A similarly unexpected phenomenon occurs when you toss a real coin. Most people's intuition would tell them that, with a fair coin, heads and tails should share the lead equally often. But this turns out to be wrong. It is likely that heads or tails will be in the lead for most of the time. But the bias in the prime number coin is even more significant than the apparent bias in a real coin and it is only in the past few decades that mathematicians have truly understood the bias.
Two mathematicians, Michael Rubinstein and Peter Sarnak, proved that my US Marine and Chebyshev were right. They found that, measured in the right way, the tails primes lead the heads primes more than 99 per cent of the time. This is different from a fair coin. With this, although heads or tails will often hold a big lead over a long stretch of tosses, in time these leads will get evened out.
But the Chebyshev bias does not contradict the fact that you can use the primes to play a fair game of coin tossing. If you continue to count the primes, then you will find that the number of heads gets closer and closer to 50 per cent. In fact, the difference between them remains so small as to become negligible, so it won't affect the fairness of the prime number coin.
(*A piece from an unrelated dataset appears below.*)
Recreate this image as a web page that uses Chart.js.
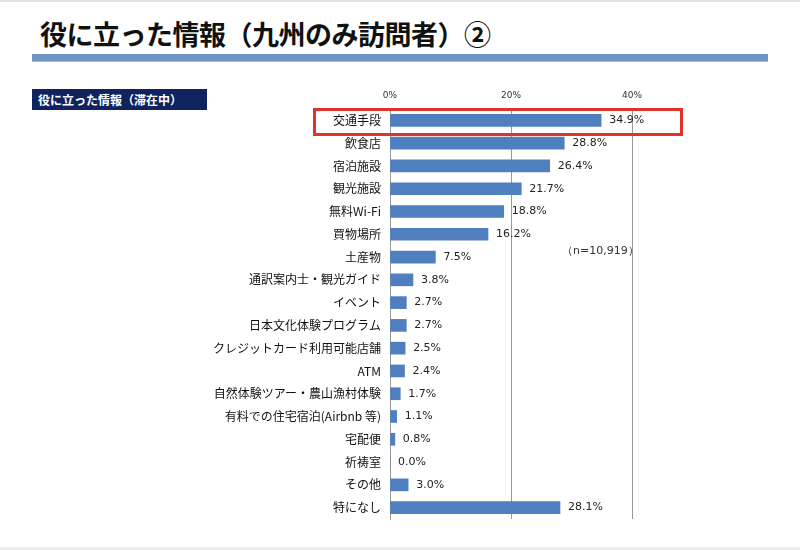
<!DOCTYPE html>
<html>
<head>
<meta charset="utf-8">
<script src="https://cdn.jsdelivr.net/npm/chart.js@4/dist/chart.umd.min.js"></script>
<style>
  body { margin: 0; background: #fff; font-family: "Noto Sans CJK JP", sans-serif; }
  #wrap { position: relative; width: 800px; height: 550px; overflow: hidden; border-top: 2px solid #e4e4e4; box-sizing: border-box; }
  #title { position: absolute; left: 40px; top: 12px; font-size: 27px; font-weight: bold; color: #111; letter-spacing: -0.5px; }
  #band { position: absolute; left: 32px; top: 52px; width: 736px; height: 7px; background: #6f96c8; border-bottom: 1px solid #9fb9db; }
  #sub { position: absolute; left: 32px; top: 87px; width: 175px; height: 21px; background: #10235f; color: #fff; font-size: 12px; font-weight: bold; line-height: 21px; padding-left: 6px; box-sizing: border-box; }
  #hl { position: absolute; left: 313px; top: 106px; width: 370px; height: 28px; border: 3px solid #e0332c; box-sizing: border-box; }
  #note { position: absolute; left: 562px; top: 241px; font-size: 11px; color: #333; font-family: "DejaVu Sans", sans-serif; }
  #foot { position: absolute; left: 0; top: 545px; width: 800px; height: 5px; background: #ececec; }
  canvas { position: absolute; left: 0; top: 0; }
</style>
</head>
<body>
<div id="wrap">
  <div id="title">役に立った情報（九州のみ訪問者）②</div>
  <div id="band"></div>
  <div id="sub">役に立った情報（滞在中）</div>
  <canvas id="myChart" width="800" height="548"></canvas>
  <div id="hl"></div>
  <div id="note">（n=10,919）</div>
  <div id="foot"></div>
</div>
<script>
var categories = ['交通手段', '飲食店', '宿泊施設', '観光施設', '無料Wi-Fi', '買物場所', '土産物',
  '通訳案内士・観光ガイド', 'イベント', '日本文化体験プログラム', 'クレジットカード利用可能店舗', 'ATM',
  '自然体験ツアー・農山漁村体験', '有料での住宅宿泊(Airbnb 等)', '宅配便', '祈祷室', 'その他', '特になし'];
var values = [34.9, 28.8, 26.4, 21.7, 18.8, 16.2, 7.5, 3.8, 2.7, 2.7, 2.5, 2.4, 1.7, 1.1, 0.8, 0.0, 3.0, 28.1];
var tickValues = [0, 20, 40];

var valueLabels = {
  id: 'valueLabels',
  afterDatasetsDraw: function(chart) {
    var ctx = chart.ctx;
    var meta = chart.getDatasetMeta(0);
    ctx.save();
    ctx.font = '11px "DejaVu Sans", sans-serif';
    ctx.fillStyle = '#222';
    ctx.textBaseline = 'middle';
    ctx.textAlign = 'left';
    meta.data.forEach(function(bar, i) {
      ctx.fillText(values[i].toFixed(1) + '%', bar.x + 8, bar.y);
    });
    ctx.restore();
  }
};

var ctx = document.getElementById('myChart');
var myChart = new Chart(ctx, {
  type: 'bar',
  data: {
    labels: categories,
    datasets: [{
      data: values,
      backgroundColor: '#4f7fbf',
      barThickness: 12
    }]
  },
  options: {
    indexAxis: 'y',
    responsive: false,
    animation: false,
    layout: { padding: { left: 0, right: 168, top: 87, bottom: 31 } },
    plugins: { legend: { display: false }, tooltip: { enabled: false } },
    scales: {
      x: {
        position: 'top',
        min: 0,
        max: 40,
        afterFit: function(scale) { scale.height = 20; },
        afterBuildTicks: function(scale) {
          scale.ticks = tickValues.map(function(v) { return { value: v }; });
        },
        grid: { color: '#999', drawTicks: false, lineWidth: 1 },
        border: { display: false },
        ticks: {
          padding: 8,
          color: '#333',
          font: { size: 9, family: '"DejaVu Sans", sans-serif' },
          callback: function(v) { return v + '%'; }
        }
      },
      y: {
        afterFit: function(scale) { scale.width = 390; },
        grid: { display: false, drawTicks: false },
        border: { display: true, color: '#999' },
        ticks: {
          padding: 9,
          color: '#111',
          font: { size: 12, family: '"Noto Sans CJK JP", sans-serif' }
        }
      }
    }
  },
  plugins: [valueLabels]
});
</script>
</body>
</html>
I'm not sure how long my US Marine's tour of duty is but, if it's long enough, there are lots of other prime number challenges out there that we haven't sorted out. In fact, Rubinstein and Sarnak's analysis works only if one of the big conjectures about prime numbers is true. It's called the Riemann hypothesis, and there is a million-dollar prize for the first person to crack that prime number mystery. So I'll be checking my e-mail over the coming months to see what further inspiration 20,000 leagues under the sea might bring.
Conundrum
Let’s play a game. I’ll keep tossing a coin. As soon as the sequence Heads Heads Tails appears, I’ll pay you £20, unless Tails Heads Heads appears first, in which case you pay me £10. Should you play?
Answer
No. It is three times more likely that tails, heads, heads appears. There are four possibilities for the opening two tosses: heads, heads; heads, tails; tails, heads; tails, tails. In the case of heads, heads, I can't beat you. You just have to wait for a tail to appear. However, in the other three cases you can't beat me. The first occurrence of heads, heads must be preceded by a tail, giving me the win.